-- START Extracted material --
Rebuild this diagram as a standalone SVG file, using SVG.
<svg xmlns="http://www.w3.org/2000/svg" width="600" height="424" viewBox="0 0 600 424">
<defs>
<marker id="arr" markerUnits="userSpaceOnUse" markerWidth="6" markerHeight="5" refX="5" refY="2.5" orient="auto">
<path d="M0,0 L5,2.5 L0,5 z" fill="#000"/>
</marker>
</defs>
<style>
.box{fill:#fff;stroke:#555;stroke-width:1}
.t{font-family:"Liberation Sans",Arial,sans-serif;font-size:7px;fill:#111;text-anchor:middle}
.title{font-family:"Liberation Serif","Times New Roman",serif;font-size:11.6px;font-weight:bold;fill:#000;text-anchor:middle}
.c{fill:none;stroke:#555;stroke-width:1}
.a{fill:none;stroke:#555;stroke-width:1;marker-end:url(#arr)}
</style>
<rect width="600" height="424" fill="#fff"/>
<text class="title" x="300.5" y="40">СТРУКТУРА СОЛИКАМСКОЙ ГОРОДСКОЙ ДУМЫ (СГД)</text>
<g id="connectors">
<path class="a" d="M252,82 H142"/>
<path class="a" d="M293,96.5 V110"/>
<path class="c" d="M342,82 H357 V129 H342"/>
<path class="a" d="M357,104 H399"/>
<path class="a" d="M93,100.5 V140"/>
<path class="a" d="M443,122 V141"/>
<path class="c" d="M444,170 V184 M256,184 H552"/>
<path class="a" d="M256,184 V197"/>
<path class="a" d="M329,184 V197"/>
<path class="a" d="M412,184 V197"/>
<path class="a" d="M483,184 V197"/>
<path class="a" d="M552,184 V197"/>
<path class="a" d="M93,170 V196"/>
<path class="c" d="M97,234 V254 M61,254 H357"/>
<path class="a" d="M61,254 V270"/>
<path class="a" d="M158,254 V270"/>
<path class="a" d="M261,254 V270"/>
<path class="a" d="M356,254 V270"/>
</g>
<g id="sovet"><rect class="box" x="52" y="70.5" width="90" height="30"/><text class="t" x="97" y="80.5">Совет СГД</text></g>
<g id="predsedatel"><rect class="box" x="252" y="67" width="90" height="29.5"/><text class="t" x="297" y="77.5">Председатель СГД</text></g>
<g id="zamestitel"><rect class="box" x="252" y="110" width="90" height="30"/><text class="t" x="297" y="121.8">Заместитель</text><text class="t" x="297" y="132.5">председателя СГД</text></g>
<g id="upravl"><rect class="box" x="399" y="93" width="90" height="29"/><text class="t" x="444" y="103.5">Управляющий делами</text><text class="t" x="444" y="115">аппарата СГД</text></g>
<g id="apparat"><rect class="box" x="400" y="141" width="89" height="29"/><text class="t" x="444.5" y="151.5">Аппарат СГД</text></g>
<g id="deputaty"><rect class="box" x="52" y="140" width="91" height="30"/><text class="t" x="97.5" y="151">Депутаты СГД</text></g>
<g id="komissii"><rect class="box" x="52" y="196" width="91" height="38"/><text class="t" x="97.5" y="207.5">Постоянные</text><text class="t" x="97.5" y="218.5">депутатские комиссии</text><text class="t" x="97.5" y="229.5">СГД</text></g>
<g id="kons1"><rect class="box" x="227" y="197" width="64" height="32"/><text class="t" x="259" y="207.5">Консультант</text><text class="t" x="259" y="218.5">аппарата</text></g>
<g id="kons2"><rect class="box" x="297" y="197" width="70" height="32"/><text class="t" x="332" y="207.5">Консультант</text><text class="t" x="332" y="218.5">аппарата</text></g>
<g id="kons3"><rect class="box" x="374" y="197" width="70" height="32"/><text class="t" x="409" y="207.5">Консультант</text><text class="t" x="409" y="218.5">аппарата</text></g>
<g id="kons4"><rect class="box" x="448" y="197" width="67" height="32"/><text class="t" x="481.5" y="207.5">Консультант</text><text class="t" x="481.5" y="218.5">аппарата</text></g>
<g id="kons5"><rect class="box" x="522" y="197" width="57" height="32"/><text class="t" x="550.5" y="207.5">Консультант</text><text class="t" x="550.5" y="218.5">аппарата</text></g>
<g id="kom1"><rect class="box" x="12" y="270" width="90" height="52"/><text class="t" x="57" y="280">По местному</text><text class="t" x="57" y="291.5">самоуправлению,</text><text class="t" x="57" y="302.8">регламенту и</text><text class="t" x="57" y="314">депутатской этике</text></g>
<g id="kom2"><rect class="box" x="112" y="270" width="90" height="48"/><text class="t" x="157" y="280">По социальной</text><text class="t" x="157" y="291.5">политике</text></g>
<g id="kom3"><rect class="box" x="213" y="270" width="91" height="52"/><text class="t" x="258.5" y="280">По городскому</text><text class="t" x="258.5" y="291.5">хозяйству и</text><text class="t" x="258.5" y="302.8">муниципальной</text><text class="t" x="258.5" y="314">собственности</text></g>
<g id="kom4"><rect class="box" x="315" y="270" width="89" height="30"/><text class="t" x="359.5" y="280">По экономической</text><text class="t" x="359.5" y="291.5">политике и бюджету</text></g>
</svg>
-- END Extracted material --
-- START Extracted material --
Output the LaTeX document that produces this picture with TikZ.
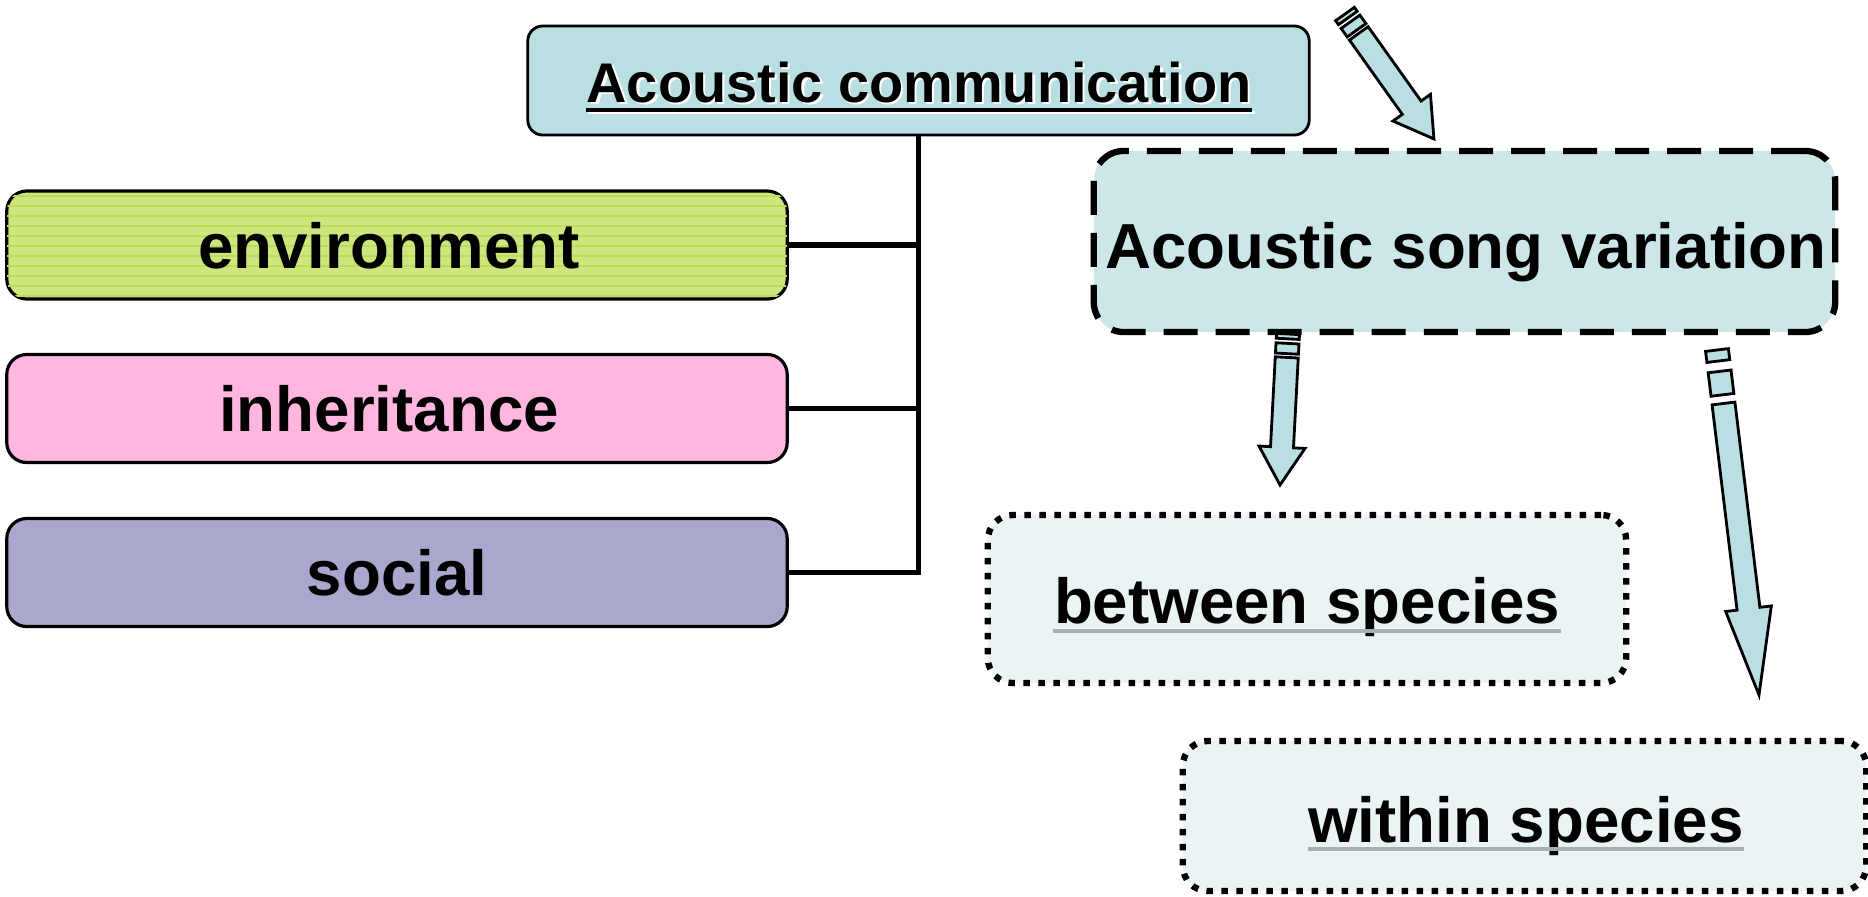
-- END Extracted material --
[Exercise requirements]
Identify how many lines in the entries above contain the word "this" and provide only that figure.

[Exercise response]
2